Joaquín ama a su público y el público lo ama a él. Quiero creer que de verdad se sorprendió al notar que, luego de casi cuarenta minutos de concierto, comprobó que todos los presentes nos sabíamos de memoria (y hasta con buena entonación) todas sus canciones, incluso las del último disco. Las cantábamos. Las gritábamos. Cerrábamos los ojos y nos entregábamos a la noche. Un par de veces nos dejó solos, cantando, mirándonos desde la sorpresa de los años, y no faltamos al reto ni una vez. “Qué increíble es el vuelo de las canciones”, dijo al final de una de ellas.

Entre canción y canción dejaba salir al poeta canalla que todos conocemos. Habló en versos y en sus versos había mujeres desnudas recién levantadas, estaban Machado y Lorca, había tazas de café y copas de vino, besos para sus amigos, abrazos para los que escuchan, campos de girasoles de su Andalucía, copitas de tequila y olor a su cuatacha Chavela Vargas, calles de Madrid y noches vagabundas. “La gente me pregunta por qué uso sombrero.

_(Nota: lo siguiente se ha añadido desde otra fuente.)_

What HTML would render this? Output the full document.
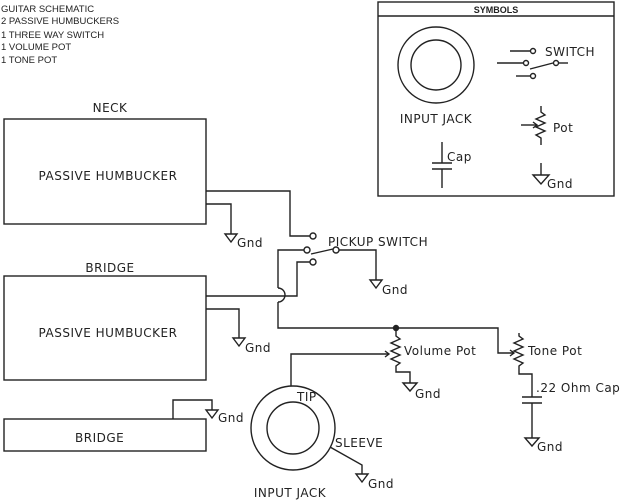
<!DOCTYPE html>
<html><head><style>
html,body{margin:0;padding:0;background:#fff;}
svg{display:block}
text{font-family:"DejaVu Sans","Liberation Sans",sans-serif;fill:#222;}
.t{font-size:12px;letter-spacing:0.5px}
.s{font-family:"Liberation Sans",sans-serif;font-size:9.5px}
</style></head><body>
<svg width="620" height="500" viewBox="0 0 620 500" xmlns="http://www.w3.org/2000/svg" fill="none" stroke="#222" stroke-width="1.4">
<g stroke="none">
<text class="s" x="1" y="12">GUITAR SCHEMATIC</text>
<text class="s" x="1" y="24">2 PASSIVE HUMBUCKERS</text>
<text class="s" x="1" y="38">1 THREE WAY SWITCH</text>
<text class="s" x="1" y="50">1 VOLUME POT</text>
<text class="s" x="1" y="63">1 TONE POT</text>
</g>
<!-- Symbols box -->
<rect x="378" y="2" width="236" height="194"/>
<line x1="378" y1="16" x2="614" y2="16"/>
<text x="496" y="13" text-anchor="middle" stroke="none" style="font-family:'Liberation Sans',sans-serif;font-size:9px;font-weight:bold">SYMBOLS</text>
<circle cx="436" cy="65" r="38"/><circle cx="436" cy="65" r="25"/>
<text class="t" x="436" y="123" text-anchor="middle" stroke="none">INPUT JACK</text>
<line x1="510" y1="51" x2="531" y2="51"/><circle cx="533" cy="51" r="2.5"/>
<line x1="497" y1="63" x2="524" y2="63"/><circle cx="526" cy="63" r="2.5"/>
<line x1="530" y1="69" x2="553" y2="63"/><circle cx="556" cy="63" r="2.5"/><line x1="558" y1="63" x2="568" y2="63"/>
<line x1="516" y1="76" x2="531" y2="76"/><circle cx="533" cy="76" r="2.5"/>
<text class="t" x="545" y="56" stroke="none">SWITCH</text>
<polyline points="541,106 541,112 545,115 536,119 545,123 536,127 545,131 536,135 541,138 541,145"/>
<line x1="521" y1="125" x2="537" y2="125"/><polyline points="533,122 537,125 533,128"/>
<text class="t" x="553" y="132" stroke="none">Pot</text>
<line x1="442" y1="142" x2="442" y2="163"/><line x1="432" y1="163" x2="452" y2="163"/><line x1="432" y1="169" x2="452" y2="169"/><line x1="442" y1="169" x2="442" y2="188"/>
<text class="t" x="447" y="161" stroke="none">Cap</text>
<line x1="541" y1="163" x2="541" y2="175"/><polygon points="533,175 549,175 541,184"/>
<text class="t" x="547" y="188" stroke="none">Gnd</text>

<!-- Neck -->
<text class="t" x="110" y="112" text-anchor="middle" stroke="none">NECK</text>
<rect x="4" y="119" width="202" height="105"/>
<text class="t" x="108" y="180" text-anchor="middle" stroke="none">PASSIVE HUMBUCKER</text>
<polyline points="206,191 290,191 290,236 310,236"/><circle cx="313" cy="236" r="3"/>
<polyline points="206,204 231,204 231,234"/><polygon points="225,234 237,234 231,242"/>
<text class="t" x="237" y="247" stroke="none">Gnd</text>

<!-- Switch -->
<circle cx="307" cy="250" r="3"/><circle cx="336" cy="250" r="3"/><circle cx="313" cy="262" r="3"/>
<line x1="311" y1="254" x2="333" y2="249"/>
<text class="t" x="328" y="246" stroke="none">PICKUP SWITCH</text>
<polyline points="339,250 376,250 376,280"/><polygon points="370,280 382,280 376,288"/>
<text class="t" x="382" y="294" stroke="none">Gnd</text>
<polyline points="304,250 278,250 278,288"/>
<path d="M278,288 A7,7 0 0 1 278,302"/>
<polyline points="278,302 278,328 498,328 498,353 513,353"/>
<polyline points="510,350 514,353 510,356"/>
<polyline points="310,262 297,262 297,296 206,296"/>
<circle cx="396" cy="328" r="2.5" fill="#222"/>

<!-- Bridge -->
<text class="t" x="110" y="272" text-anchor="middle" stroke="none">BRIDGE</text>
<rect x="4" y="276" width="202" height="104"/>
<text class="t" x="108" y="337" text-anchor="middle" stroke="none">PASSIVE HUMBUCKER</text>
<polyline points="206,309 239,309 239,338"/><polygon points="233,338 245,338 239,346"/>
<text class="t" x="245" y="352" stroke="none">Gnd</text>

<rect x="4" y="419" width="202" height="32"/>
<text class="t" x="75" y="442" stroke="none">BRIDGE</text>
<polyline points="173,419 173,400 212,400 212,410"/><polygon points="206,410 218,410 212,418"/>
<text class="t" x="218" y="422" stroke="none">Gnd</text>

<!-- Volume pot -->
<polyline points="396,328 396,336 400,339 391,343 400,347 391,351 400,355 391,359 400,363 396,366 396,372 410,372 410,383"/>
<polygon points="403,383 417,383 410,391"/>
<text class="t" x="415" y="398" stroke="none">Gnd</text>
<text class="t" x="404" y="355" stroke="none">Volume Pot</text>
<polyline points="291,386 291,354 389,354"/><polyline points="385,351 389,354 385,357"/>

<!-- Tone pot -->
<polyline points="519,333 519,336 523,339 514,343 523,347 514,351 523,355 514,359 523,363 519,366 519,374 532,374 532,397"/>
<line x1="522" y1="397" x2="542" y2="397"/><line x1="522" y1="403" x2="542" y2="403"/>
<polyline points="532,403 532,438"/><polygon points="525,438 539,438 532,446"/>
<text class="t" x="537" y="451" stroke="none">Gnd</text>
<text class="t" x="528" y="355" stroke="none">Tone Pot</text>
<text class="t" x="536" y="392" stroke="none">.22 Ohm Cap</text>

<!-- Jack -->
<circle cx="293" cy="428" r="42"/><circle cx="293" cy="428" r="26"/>
<text class="t" x="297" y="401" stroke="none">TIP</text>
<text class="t" x="335" y="447" stroke="none">SLEEVE</text>
<polyline points="330,447 362,465 362,474"/><polygon points="356,474 368,474 362,482"/>
<text class="t" x="368" y="488" stroke="none">Gnd</text>
<text class="t" x="290" y="497" text-anchor="middle" stroke="none">INPUT JACK</text>
</svg>
</body></html>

Pues, porque siempre hay una buena ocasión para quitárselo”.

El asunto de la garganta nos tenía el alma en vilo. Con cada do de pecho sentíamos que la presa no soportaría, pero no por la gravedad de su voz sino por la pura compasión de la que a veces somos capaces los fans. Dos veces dejó cantar a sus compañeros que lo suplantaron con delicias. Olguita Román, su corista de siempre, le ayudó con una “Marilyn Monroe” muy divertida y con “Y sin embargo te quiero”, ese tremendo vals andaluz que cantaron todas aquellas españolas que se quisieron graduar de inmortales. Panchito Varona y Antonio García de Diego también ayudaron con un par de temas cada uno, lo suficiente como para que el buen Sabina no muriera de mal de altura.

Tres cosas no podían faltar y Joaquín lo sabía. “La del pirata cojo” primero, y luego sus numéricas “Y nos dieron la diez” y “19 días y 500 noches”. La gente deliró cuando Sabina, en tono de rock, trató de colarse en el traje y la piel de todos los hombres que nunca será. Pero la cosa tomó un cariz de grandeza con el conteo horario de su aventura en un pueblo con mar, después de un concierto, y más tarde con la maldición del cajón sin su ropa, con la perdición de los bares de copas, con las cenicientas de saldo y esquina. El Palacio de los Deportes temblaba como las piernas y las manos de todos los que estábamos allí, deseando que no se fuera, que el reloj no caminara tan rápido, rogando porque Olguita y Panchito lo convencieran de cantar un álbum completo, el que quisiera, daba igual, con tal de tenerlo un rato más levantándole la falda a la luna.

Pero lo nuestro duró lo que duran dos peces de hielo en un whisky on the rocks. Se fue sin cantarle a su novia de Buenos Aires, sin cantarle a su Atlético de Madrid, no nos dijo dónde habita el olvido, no le puso flores a la tumba de un vasquito, no cantó la canción más hermosa del mundo, y nos dejó con ganas de… Claro, no hay noches tan largas, ni garganta que las resista.

Adiós, Joaquín, adiós. Que vuelvas pronto.